-
Type: New Feature
-
Resolution: Fixed
-
Priority: Major
-
Affects Version/s: master, 4.3.2
-
Component/s: Planner: Transfer Module
-
None
The following would be a nice performance improvement which we have talked about in the past.
For workflows with a large number of inputs, the idea is that we can spread do the transfers in parallel by having a set of stagin jobs running in parallel. However, Pegasus currently does a poor job balancing the inputs across those jobs.

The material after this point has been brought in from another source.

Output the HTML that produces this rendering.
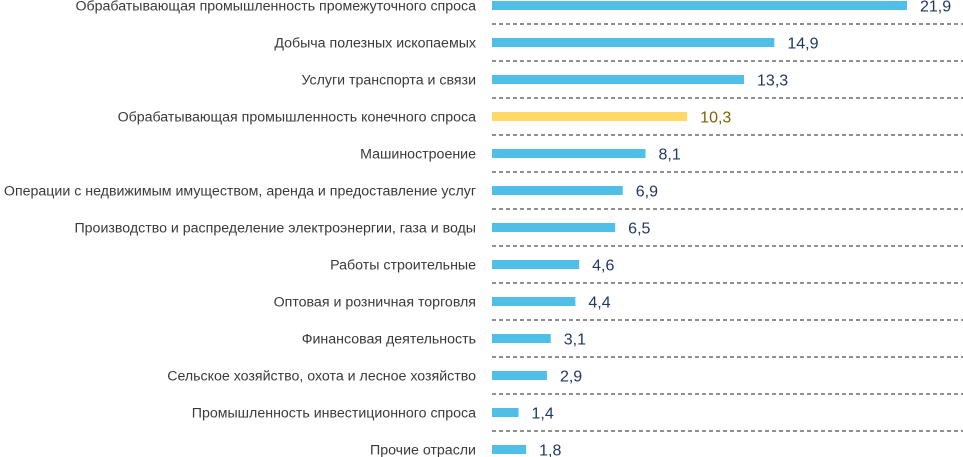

For example, for a 8deg Montage workflow with 20 stagin jobs:
$ for FILE in `ls stage_in_local_local_*.in | sort`; do COUNT=`cat $FILE | grep http | wc -l`; echo "$FILE $COUNT"; done
stage_in_local_local_0_0.in 692
stage_in_local_local_0_1.in 689
stage_in_local_local_0_2.in 637
stage_in_local_local_0_3.in 638
stage_in_local_local_2_0.in 1
stage_in_local_local_3_0.in 1
stage_in_local_local_5_0.in 4
stage_in_local_local_5_1.in 4
stage_in_local_local_5_2.in 4
stage_in_local_local_5_3.in 4
stage_in_local_local_6_0.in 4
stage_in_local_local_6_1.in 4
stage_in_local_local_6_2.in 4
stage_in_local_local_6_3.in 4
stage_in_local_local_8_0.in 1
stage_in_local_local_9_0.in 1